Vision Foundation Models in Agriculture: Toward Domain-Specific Adaptation for Weed Herbicide Trials Assessment
Leire Benito-Del-Valle, Artzai Picón, Daniel Mugica, Manuel Ramos, Eva Portillo, Javier Romero, Carlos Javier Jimenez, Ramón Navarra-Mestre
TL;DR
This work develops a domain-specific vision foundation model for herbicide trials by applying self-supervised pretraining (DINOv2) on a large, curated agricultural dataset and then fine-tuning with SegFormer decoders for vegetation, species, and damage segmentation. It demonstrates clear performance gains over general-purpose foundation models, especially under domain shifts and with limited labeled data, achieving higher F1 scores for both species identification and damage classification on BASE, REALITY, and DRONE datasets. The results highlight improved generalization to unseen environments and reduced annotation needs, suggesting practical scalability for automated herbicide-trial analysis.
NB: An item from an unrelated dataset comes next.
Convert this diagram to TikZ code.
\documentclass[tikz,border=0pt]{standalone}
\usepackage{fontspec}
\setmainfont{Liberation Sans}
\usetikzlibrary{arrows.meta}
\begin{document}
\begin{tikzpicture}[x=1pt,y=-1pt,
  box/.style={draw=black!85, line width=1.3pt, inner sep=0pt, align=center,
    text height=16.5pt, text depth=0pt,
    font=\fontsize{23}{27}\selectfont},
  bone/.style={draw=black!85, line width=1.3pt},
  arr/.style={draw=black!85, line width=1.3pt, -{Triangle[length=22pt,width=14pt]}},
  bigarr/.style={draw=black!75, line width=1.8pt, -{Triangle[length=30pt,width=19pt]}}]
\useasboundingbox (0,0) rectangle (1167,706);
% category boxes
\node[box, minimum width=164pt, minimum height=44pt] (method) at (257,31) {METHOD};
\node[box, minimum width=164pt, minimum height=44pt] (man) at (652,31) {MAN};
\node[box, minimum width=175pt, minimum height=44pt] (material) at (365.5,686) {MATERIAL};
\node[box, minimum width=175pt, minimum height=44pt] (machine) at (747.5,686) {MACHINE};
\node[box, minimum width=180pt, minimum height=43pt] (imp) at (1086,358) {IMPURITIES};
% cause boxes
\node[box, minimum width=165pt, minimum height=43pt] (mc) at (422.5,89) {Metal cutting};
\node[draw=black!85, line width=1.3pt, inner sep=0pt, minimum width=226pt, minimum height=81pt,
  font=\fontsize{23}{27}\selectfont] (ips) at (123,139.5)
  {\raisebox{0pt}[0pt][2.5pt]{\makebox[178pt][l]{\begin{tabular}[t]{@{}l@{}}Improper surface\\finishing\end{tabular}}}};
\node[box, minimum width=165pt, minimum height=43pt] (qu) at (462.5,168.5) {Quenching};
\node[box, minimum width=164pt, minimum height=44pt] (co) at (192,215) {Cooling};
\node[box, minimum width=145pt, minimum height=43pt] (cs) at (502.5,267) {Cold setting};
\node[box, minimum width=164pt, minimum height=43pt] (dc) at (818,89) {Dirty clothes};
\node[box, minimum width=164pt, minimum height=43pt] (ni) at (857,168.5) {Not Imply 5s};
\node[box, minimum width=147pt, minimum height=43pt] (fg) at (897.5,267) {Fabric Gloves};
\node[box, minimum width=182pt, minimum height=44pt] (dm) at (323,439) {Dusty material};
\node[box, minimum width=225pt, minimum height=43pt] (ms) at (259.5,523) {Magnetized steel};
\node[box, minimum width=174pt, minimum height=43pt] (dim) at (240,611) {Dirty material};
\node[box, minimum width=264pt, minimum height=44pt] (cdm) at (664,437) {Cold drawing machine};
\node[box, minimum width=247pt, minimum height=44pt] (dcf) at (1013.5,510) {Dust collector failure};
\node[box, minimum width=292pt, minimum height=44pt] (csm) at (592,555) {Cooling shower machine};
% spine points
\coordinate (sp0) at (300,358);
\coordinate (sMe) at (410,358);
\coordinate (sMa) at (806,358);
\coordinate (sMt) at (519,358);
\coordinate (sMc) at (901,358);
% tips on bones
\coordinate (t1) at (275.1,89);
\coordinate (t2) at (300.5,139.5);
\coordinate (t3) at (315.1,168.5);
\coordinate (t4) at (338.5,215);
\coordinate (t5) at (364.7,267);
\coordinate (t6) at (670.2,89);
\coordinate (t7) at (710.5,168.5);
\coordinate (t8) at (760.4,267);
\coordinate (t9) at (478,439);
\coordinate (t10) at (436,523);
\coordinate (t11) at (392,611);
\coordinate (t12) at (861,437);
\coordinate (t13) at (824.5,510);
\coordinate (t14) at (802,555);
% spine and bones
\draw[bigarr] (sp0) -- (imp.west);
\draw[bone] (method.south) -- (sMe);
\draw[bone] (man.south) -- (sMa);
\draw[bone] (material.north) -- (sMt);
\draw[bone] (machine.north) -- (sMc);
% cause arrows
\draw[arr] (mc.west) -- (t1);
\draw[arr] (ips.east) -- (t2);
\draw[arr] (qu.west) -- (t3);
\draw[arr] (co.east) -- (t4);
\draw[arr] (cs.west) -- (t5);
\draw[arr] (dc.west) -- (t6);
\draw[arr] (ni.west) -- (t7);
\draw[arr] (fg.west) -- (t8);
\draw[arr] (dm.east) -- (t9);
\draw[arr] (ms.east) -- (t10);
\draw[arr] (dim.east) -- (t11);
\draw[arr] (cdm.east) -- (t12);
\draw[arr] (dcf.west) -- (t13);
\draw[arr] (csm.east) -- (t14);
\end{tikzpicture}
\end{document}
The study also discusses computational considerations and future directions (e.g., LoRA) to further enhance efficiency and applicability across broader agricultural tasks.
Abstract
Herbicide field trials require accurate identification of plant species and assessment of herbicide-induced damage across diverse environments. While general-purpose vision foundation models have shown promising results in complex visual domains, their performance can be limited in agriculture, where fine-grained distinctions between species and damage types are critical. In this work, we adapt a general-purpose vision foundation model to herbicide trial characterization. Trained using a self-supervised learning approach on a large, curated agricultural dataset, the model learns rich and transferable representations optimized for herbicide trials images. Our domain-specific model significantly outperforms the best general-purpose foundation model in both species identification (F1 score improvement from 0.91 to 0.94) and damage classification (from 0.26 to 0.33). Under unseen conditions (new locations and other time), it achieves even greater gains (species identification from 0.56 to 0.66; damage classification from 0.17 to 0.27). In domain-shift scenarios, such as drone imagery, it maintains strong performance (species classification from 0.49 to 0.60). Additionally, we show that domain-specific pretraining enhances segmentation accuracy, particularly in low-annotation regimes. An annotation-efficiency analysis reveals that, under unseen conditions, the domain-specific model achieves 5.4% higher F1 score than the general-purpose model, while using 80% fewer labeled samples. These results demonstrate the generalization capabilities of domain-specific foundation models and their potential to significantly reduce manual annotation efforts, offering a scalable and automated solution for herbicide trial analysis.